Two of the lassies were awakened early one bright morning by the sound of an axe ringing rhythmically on wood, just back of their canteen. It was a cheerful sound to wake to, for the girls had been through a long wearing day and night, and they knew when they went to sleep that the wood was almost gone. It was always so pleasant to have someone offer to cut it for them, for they never liked to have to ask help of the soldiers if they could possibly avoid it. But there was so much else to be done besides cutting wood. Not that they could not do that, too, when the need offered. The sisters looked sleepily at one another, thinking simultaneously of the poor homesick doughboy who had told them the day before that chopping wood for them made him think of home and mother and that was why he liked to do it. Of course, it was he hard at work for them before they were up, and they smiled contentedly, with a lifted prayer for the poor fellow. They knew he had received no mail for four months and that only a few days before he had read in a paper sent to one of his pals of the death of his sister. Of course, his heart was breaking, for he knew what his widowed mother was suffering. They knew that his salvation from homesickness just now lay in giving him something to do, so they lingered a little just to give him the chance, and planned how they would let him help with the doughnuts, and fix the benches, later, when the wood was cut.

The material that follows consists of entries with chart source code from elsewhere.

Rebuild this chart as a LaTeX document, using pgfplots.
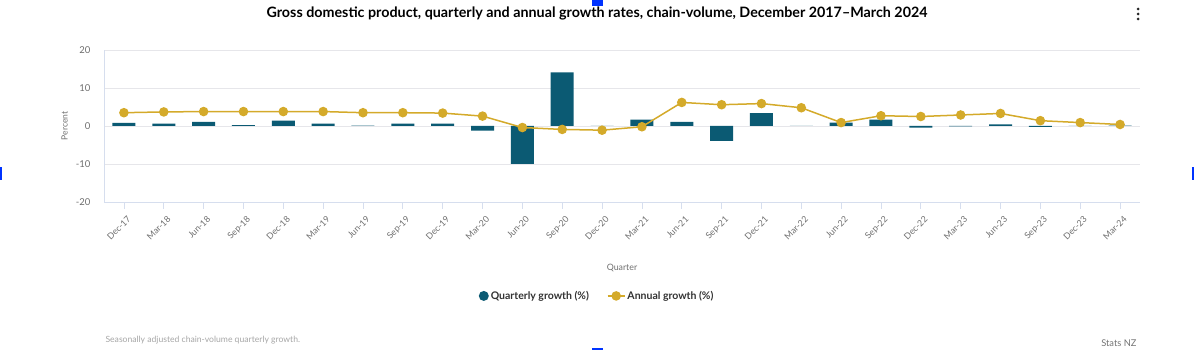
\documentclass[border=0pt]{standalone}
\usepackage{pgfplots}
\pgfplotsset{compat=1.18}
\usepackage{fontspec}
\setmainfont{Lato}
\definecolor{teal1}{RGB}{11,90,115}
\definecolor{gold1}{RGB}{212,170,42}
\definecolor{axisblue}{RGB}{214,222,238}
\definecolor{gridgray}{RGB}{230,230,234}
\definecolor{txtgray}{RGB}{110,110,110}
\pgfplotstableread{
x q a
0 0.8 3.5
1 0.6 3.7
2 1.1 3.8
3 0.2 3.8
4 1.4 3.8
5 0.6 3.8
6 0.1 3.5
7 0.6 3.5
8 0.6 3.4
9 -1.2 2.6
10 -10.0 -0.4
11 14.1 -0.9
12 0.0 -1.1
13 1.7 -0.2
14 1.1 6.2
15 -3.9 5.6
16 3.4 5.9
17 0.0 4.8
18 0.9 0.9
19 1.7 2.7
20 -0.4 2.5
21 -0.1 2.9
22 0.4 3.3
23 -0.2 1.4
24 0.0 0.9
25 0.1 0.4
}\gdp
\begin{document}
\begin{tikzpicture}[x=1pt,y=1pt]
\useasboundingbox (0,0) rectangle (1194,350);
\node[font=\bfseries\fontsize{14.3}{16}\selectfont] at (597,337) {Gross domestic product, quarterly and annual growth rates, chain-volume, December 2017--March 2024};
\foreach \yy in {331,336,341} \fill[black!85] (1138,\yy) circle (1.5);
\fill[blue!80!cyan] (0,170) rectangle (2,183);
\fill[blue!80!cyan] (1192,170) rectangle (1194,183);
\fill[blue!80!cyan] (592,344) rectangle (603,350);
\fill[blue!80!cyan] (592,0) rectangle (603,1.5);
\begin{axis}[
  scale only axis, width=1036pt, height=152pt,
  at={(104pt,148pt)}, anchor=south west,
  xmin=-0.5, xmax=25.5, ymin=-20, ymax=20,
  ytick={-20,-10,0,10,20},
  xtick={0,...,25},
  xticklabels={Dec-17,Mar-18,Jun-18,Sep-18,Dec-18,Mar-19,Jun-19,Sep-19,Dec-19,Mar-20,Jun-20,Sep-20,Dec-20,Mar-21,Jun-21,Sep-21,Dec-21,Mar-22,Jun-22,Sep-22,Dec-22,Mar-23,Jun-23,Sep-23,Dec-23,Mar-24},
  x tick label style={rotate=45, anchor=north east, font=\fontsize{8.8}{10}\selectfont, text=txtgray, yshift=-3pt, xshift=1pt},
  y tick label style={font=\fontsize{9.5}{11}\selectfont, text=txtgray, xshift=-10pt},
  /pgf/number format/assume math mode=true,
  axis x line*=bottom, axis y line*=left,
  axis line style={axisblue, line width=0.8pt},
  x axis line style={-}, y axis line style={-},
  xtick style={axisblue, line width=0.8pt},
  major x tick style={axisblue},
  xtick align=outside, major tick length=7pt,
  ytick style={draw=none},
  ymajorgrids, grid style={gridgray, line width=0.8pt},
  xlabel={Quarter}, xlabel style={font=\fontsize{8.8}{10}\selectfont, text=txtgray, at={(axis description cs:0.5,-0.434)}, anchor=center},
  ylabel={Percent}, ylabel style={font=\fontsize{8.5}{10}\selectfont, text=txtgray, at={(axis description cs:-0.038,0.5)}, anchor=center, rotate=0},
  legend style={draw=none, at={(0.476,-0.618)}, anchor=center, font=\bfseries\fontsize{10.5}{12}\selectfont, text=black!80, legend columns=2, /tikz/every even column/.append style={column sep=16pt}},
  clip=false,
]
\addplot[ybar, bar width=23pt, fill=teal1, draw=none, bar shift=0pt,
  legend image code/.code={\fill[teal1] (0.3cm,0cm) circle (5pt);}] table[x=x,y=q] {\gdp};
\addlegendentry{Quarterly growth (\%)}
\addplot[gold1, line width=1.5pt, mark=*, mark size=4pt, mark options={fill=gold1, draw=gold1}] table[x=x,y=a] {\gdp};
\addlegendentry{Annual growth (\%)}
\end{axis}
\node[anchor=west, font=\fontsize{8.6}{10}\selectfont, text=black!35] at (102,10) {Seasonally adjusted chain-volume quarterly growth.};
\node[anchor=east, font=\fontsize{9.3}{10}\selectfont, text=black!55] at (1140,7) {Stats NZ};
\end{tikzpicture}
\end{document}
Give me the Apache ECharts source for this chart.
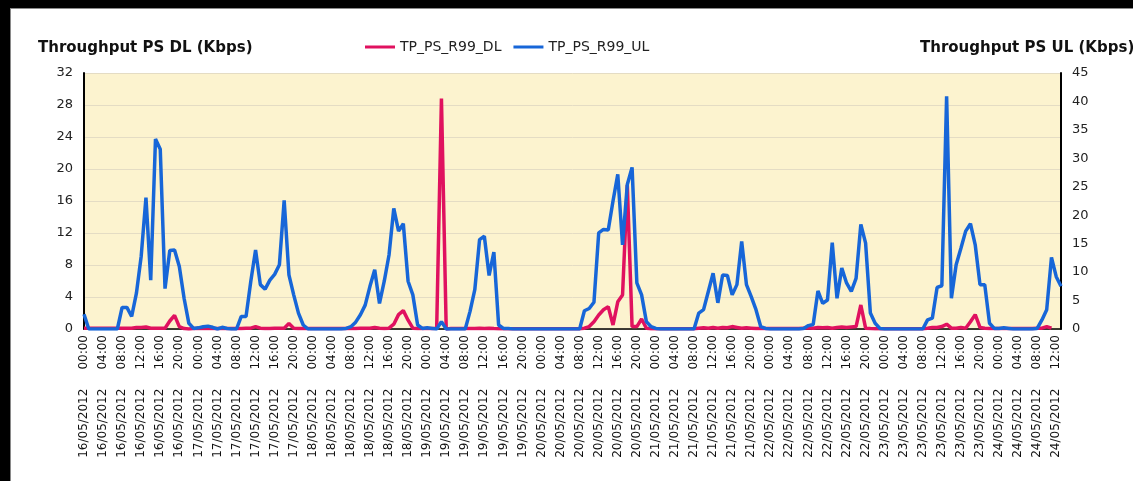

In a few minutes the girls were ready for the day’s work and went around to the kitchen, where the sound of the ringing axe was still heard in steady strokes. But when they rounded the corner of the kitchen and greeted the wood-chopper cheerily, he looked up, and lo! it was not the homesick doughboy as they had supposed, but the Colonel of the regiment himself who smiled half apologetically at them, saying he liked his new job; and when they invited him to breakfast he accepted the invitation with alacrity.

After breakfast the girls went to work making pies. There had been no oven in the little French town in which they were stationed, and so baking had been impossible, but the boys kept talking and talking about pies until one day a Lieutenant found an old French stove in some ruins. They had to half bury it in the earth to make it strong enough for use, but managed to make it work at last, and though much hampered by the limitations of the small oven, they baked enough to give all the boys a taste of pie once a week or so. Pie day was so welcomed that it almost made a riot, so many boys wanted a slice.